Yahoo! Plans To Cut Alibaba Stake
There are plenty of companies having a hard time these days, but when it comes to the IT sector, things go a little bit better. But that’s not the case for Yahoo. For this company no strategy seems to work and its hardships are starting to pile up. For now, Yahoo! seems to have plans to cut its Alibaba stake.
The news comes after two people related to the matter announced Yahoo was considering cutting its 40 percent stake in Alibaba Group to about 15 percent. The Yahoo board was scheduled to meet late yesterday to talk about the transaction.
Interesting enough, the decision comes after Alibaba tried to repurchase its stake a few weeks earlier. Back then the decision was opposed by former Yahoo Chief Executive Officer Carol Bartz. In all fairness, Bartz could have been right, as Alibaba is China’s biggest e-commerce company, which at times when the IT business starts focusing more and more on this particular field, holds a significant edge.
If Yahoo’s plan becomes a reality, then Alibaba will be able to repurchase the stake tax free.
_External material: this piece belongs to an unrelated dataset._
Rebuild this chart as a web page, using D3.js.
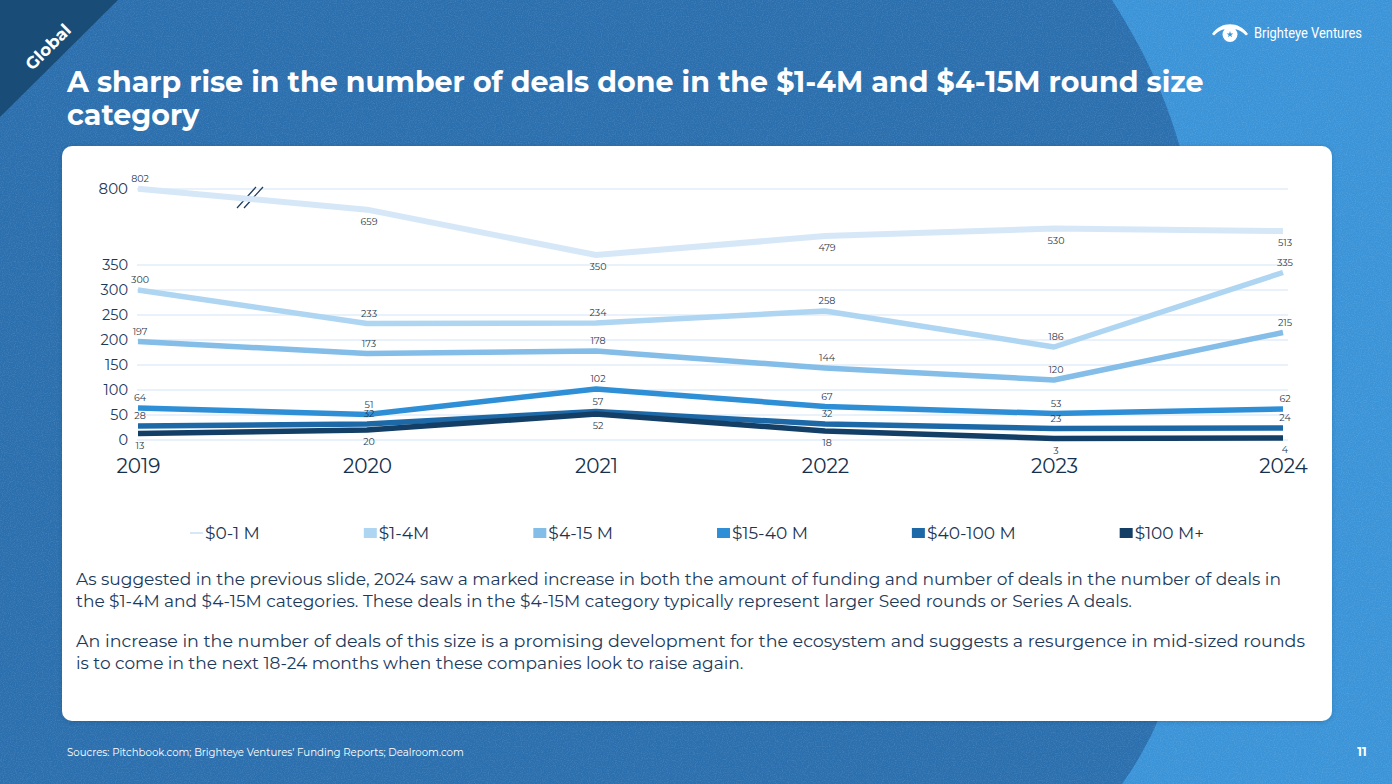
<!DOCTYPE html>
<html>
<head>
<meta charset="utf-8">
<script src="https://cdn.jsdelivr.net/npm/d3@7"></script>
<style>
  html, body { margin: 0; padding: 0; overflow: hidden; background: #2b6eae; }
  svg { display: block; }
</style>
</head>
<body>
<script>
// ---------- DATA ----------
const years = ["2019", "2020", "2021", "2022", "2023", "2024"];
const seriesNames = ["$0-1 M", "$1-4M", "$4-15 M", "$15-40 M", "$40-100 M", "$100 M+"];
const deals0to1 = [802, 659, 350, 479, 530, 513];
const deals1to4 = [300, 233, 234, 258, 186, 335];
const deals4to15 = [197, 173, 178, 144, 120, 215];
const deals15to40 = [64, 51, 102, 67, 53, 62];
const deals40to100 = [28, 32, 57, 32, 23, 24];
const deals100plus = [13, 20, 52, 18, 3, 4];
const lowerTicks = [0, 50, 100, 150, 200, 250, 300, 350];
const upperTicks = [800];

const titleLines = [
  "A sharp rise in the number of deals done in the $1-4M and $4-15M round size",
  "category"
];
const bodyLines = [
  ["As suggested in the previous slide, 2024 saw a marked increase in both the amount of funding and number of deals in the number of deals in",
   "the $1-4M and $4-15M categories. These deals in the $4-15M category typically represent larger Seed rounds or Series A deals."],
  ["An increase in the number of deals of this size is a promising development for the ecosystem and suggests a resurgence in mid-sized rounds",
   "is to come in the next 18-24 months when these companies look to raise again."]
];
const sourceText = "Soucres: Pitchbook.com; Brighteye Ventures' Funding Reports; Dealroom.com";
const pageNumber = "11";
const regionTag = "Global";
const brand = "Brighteye Ventures";

// ---------- STYLE ----------
const W = 1392, H = 784;
const FONT = "Montserrat, 'Open Sans', 'Noto Sans', sans-serif";
const colors = ["#d6e8f8", "#aed5f1", "#84bde7", "#2f8fd6", "#1d69a8", "#133f66"];
const widths = [6, 5.5, 5.5, 5.5, 5.5, 5.5];
const series = [deals0to1, deals1to4, deals4to15, deals15to40, deals40to100, deals100plus];

const svg = d3.select("body").append("svg").attr("width", W).attr("height", H);
const defs = svg.append("defs");

// grain texture
const nf = defs.append("filter").attr("id", "grain").attr("x", 0).attr("y", 0).attr("width", "100%").attr("height", "100%");
nf.append("feTurbulence").attr("type", "fractalNoise").attr("baseFrequency", 0.85).attr("numOctaves", 2).attr("stitchTiles", "stitch");
nf.append("feColorMatrix").attr("type", "matrix")
  .attr("values", "0 0 0 0 1  0 0 0 0 1  0 0 0 0 1  1.2 0 0 0 -0.5");

const sh = defs.append("filter").attr("id", "shadow").attr("x", "-5%").attr("y", "-5%").attr("width", "110%").attr("height", "110%");
sh.append("feDropShadow").attr("dx", 0).attr("dy", 1).attr("stdDeviation", 2).attr("flood-color", "#0b2a48").attr("flood-opacity", 0.25);

// ---------- BACKGROUND ----------
svg.append("rect").attr("width", W).attr("height", H).attr("fill", "#2b6fae");
svg.append("path")
  .attr("d", "M1112,0 C1150,60 1178,120 1192,200 C1212,360 1210,520 1185,640 C1170,700 1150,745 1122,784 L1392,784 L1392,0 Z")
  .attr("fill", "#3b94d8");
svg.append("rect").attr("width", W).attr("height", H).attr("filter", "url(#grain)").attr("opacity", 0.2);

// top-left triangle tag
svg.append("path").attr("d", "M0,0 L118,0 L0,117 Z").attr("fill", "#194c76");
svg.append("text").text(regionTag)
  .attr("transform", "translate(48,47) rotate(-45)")
  .attr("text-anchor", "middle").attr("dy", "0.35em")
  .attr("font-family", FONT).attr("font-weight", 700).attr("font-size", 17)
  .attr("fill", "#ffffff");

// logo
const logo = svg.append("g").attr("transform", "translate(1230,33)");
logo.append("path").attr("d", "M-18,1 C-9,-12 9,-12 18,1 L16,2.5 C8,-7 -8,-7 -16,2.5 Z").attr("fill", "#fff");
logo.append("circle").attr("r", 7.5).attr("cy", 1.5).attr("fill", "#fff");
logo.append("path").attr("d", d3.symbol(d3.symbolStar, 14)()).attr("transform", "translate(0,1.5)").attr("fill", "#3b94d8");
svg.append("text").text(brand).attr("x", 1254).attr("y", 38)
  .attr("font-family", "'Liberation Sans Narrow', 'Roboto', sans-serif").attr("font-size", 15)
  .attr("fill", "#fff").attr("textLength", 108).attr("lengthAdjust", "spacingAndGlyphs");

// title
titleLines.forEach((t, i) => {
  svg.append("text").text(t).attr("x", 67).attr("y", 92 + i * 33)
    .attr("font-family", FONT).attr("font-weight", 700).attr("font-size", 28.5)
    .attr("fill", "#ffffff");
});

// card
svg.append("rect").attr("x", 62).attr("y", 146).attr("width", 1270).attr("height", 575).attr("rx", 10)
  .attr("fill", "#ffffff").attr("filter", "url(#shadow)");

// ---------- CHART ----------
const x = d3.scalePoint().domain(years).range([138, 1283]);
const yLower = d3.scaleLinear().domain([0, 350]).range([440, 265]);
const yUpper = d3.scaleLinear().domain([350, 800]).range([255, 189]);
const yFor = (si) => si === 0 ? yUpper : yLower;

const chart = svg.append("g");

// gridlines
const gridG = chart.append("g");
const gridData = lowerTicks.map(v => yLower(v)).concat(upperTicks.map(v => yUpper(v)));
gridG.selectAll("line").data(gridData).join("line")
  .attr("x1", 137).attr("x2", 1288).attr("y1", d => d).attr("y2", d => d)
  .attr("stroke", "#e2edf8").attr("stroke-width", 1.4);

// y axes
const axL = chart.append("g").attr("transform", "translate(128,0)")
  .call(d3.axisLeft(yLower).tickValues(lowerTicks).tickSize(0).tickPadding(0));
const axU = chart.append("g").attr("transform", "translate(128,0)")
  .call(d3.axisLeft(yUpper).tickValues(upperTicks).tickSize(0).tickPadding(0));
[axL, axU].forEach(a => {
  a.select(".domain").remove();
  a.selectAll("text").attr("font-family", FONT).attr("font-size", 14.5)
    .attr("fill", "#1d3a5a");
});
axU.selectAll("text").attr("font-size", 15);

// axis break marks
const brk = chart.append("g").attr("stroke", "#1d3a5a").attr("stroke-width", 1.2);
brk.append("line").attr("x1", 237).attr("y1", 208).attr("x2", 256).attr("y2", 187);
brk.append("line").attr("x1", 244).attr("y1", 208).attr("x2", 263).attr("y2", 187);

// x axis
const axX = chart.append("g").attr("transform", "translate(0,466)")
  .call(d3.axisBottom(x).tickSize(0).tickPadding(0));
axX.select(".domain").remove();
axX.selectAll("text").attr("y", 0).attr("dy", "0.36em")
  .attr("font-family", FONT).attr("font-size", 20).attr("fill", "#15304c");

// lines
series.forEach((vals, si) => {
  const ys = yFor(si);
  const line = d3.line().x((d, i) => x(years[i])).y(d => ys(d));
  chart.append("path").datum(vals).attr("d", line)
    .attr("fill", "none").attr("stroke", colors[si]).attr("stroke-width", widths[si])
    .attr("stroke-linejoin", "round");
});

// data labels
series.forEach((vals, si) => {
  const ys = yFor(si);
  const below = (si === 0 || si === series.length - 1);
  chart.append("g").selectAll("text").data(vals).join("text")
    .attr("x", (d, i) => x(years[i]) + 2)
    .attr("y", (d, i) => {
      const py = ys(d);
      const isBelow = below && !(si === 0 && d > 800);
      return isBelow ? py + 15 : py - 7;
    })
    .attr("text-anchor", "middle")
    .attr("font-family", FONT).attr("font-size", 9.5)
    .attr("fill", "#2a3a4c")
    .text(d => d);
});

// legend
const legend = chart.append("g").attr("transform", "translate(0,533)");
const items = legend.selectAll("g").data(seriesNames).join("g");
items.append("text").text(d => d)
  .attr("x", 15).attr("dy", "0.36em")
  .attr("font-family", FONT).attr("font-size", 17).attr("fill", "#1b3552");
items.each(function (d, i) {
  const g = d3.select(this);
  if (i === 0) {
    g.append("rect").attr("x", 0).attr("y", -1).attr("width", 13).attr("height", 2).attr("fill", colors[i]);
  } else {
    g.append("rect").attr("x", 0).attr("y", -5).attr("width", 13).attr("height", 10).attr("fill", colors[i]);
  }
});
let lx = 0;
const gap = 104;
const offsets = [];
items.each(function () {
  offsets.push(lx);
  const w = d3.select(this).select("text").node().getComputedTextLength();
  lx += 15 + w + gap;
});
const total = lx - gap;
const startX = 697 - total / 2;
items.attr("transform", (d, i) => `translate(${startX + offsets[i]},0)`);

// body text
bodyLines.forEach((para, pi) => {
  para.forEach((t, li) => {
    const el = svg.append("text").text(t).attr("x", 76).attr("y", 585 + pi * 62 + li * 21.5)
      .attr("font-family", FONT).attr("font-size", 17)
      .attr("fill", "#1b3a5b");
    if (li === 0) {
      const w = el.node().getComputedTextLength();
      const target = pi === 0 ? 1205 : 1229;
      if (Math.abs(w - target) > 4) el.attr("textLength", target).attr("lengthAdjust", "spacingAndGlyphs");
    }
  });
});

// footer
svg.append("text").text(sourceText).attr("x", 67).attr("y", 756)
  .attr("font-family", FONT).attr("font-size", 10.2).attr("fill", "#ffffff");
svg.append("text").text(pageNumber).attr("x", 1362).attr("y", 756).attr("text-anchor", "middle")
  .attr("font-family", FONT).attr("font-weight", 700).attr("font-size", 12).attr("fill", "#ffffff");
</script>
</body>
</html>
As a result Alibaba assets could be valued at about $14 a Yahoo share. In the end, it all boils down to more than $17 billion for Yahoo’s 40 percent stake.
In addition, sources say that Yahoo is also thinking about selling its entire stake in Yahoo Japan Corp. At the same time, Bloomberg writes that “Yahoo, buffeted by user attrition and search market share losses to Google Inc., is also considering proposals by private equity firms seeking to buy minority stakes”.
According to the Wall Street Journal and New York Times, Yahoo’s plan to sell most of its stake in Alibaba Group is a “double cash-rich split-off”. The issue at hand is that if Yahoo does decide to sell, the transaction itself is pretty complicated. Basically, Alibaba would have to create a subsidiary with another business chosen by Yahoo and swap those shares for some of the shares owned by Yahoo in Alibaba. Quite a mind-boggling plan, isn’t it?
Ben Schachter of Macquarie Capital said: “We’ve tracked this saga for long enough to know that this could be just another dead end.”. Schachter adds that if they find a “legitimate way to avoid the tax hit while retaining longer-term upside, this seems like the best possible solution for the Asia assets”.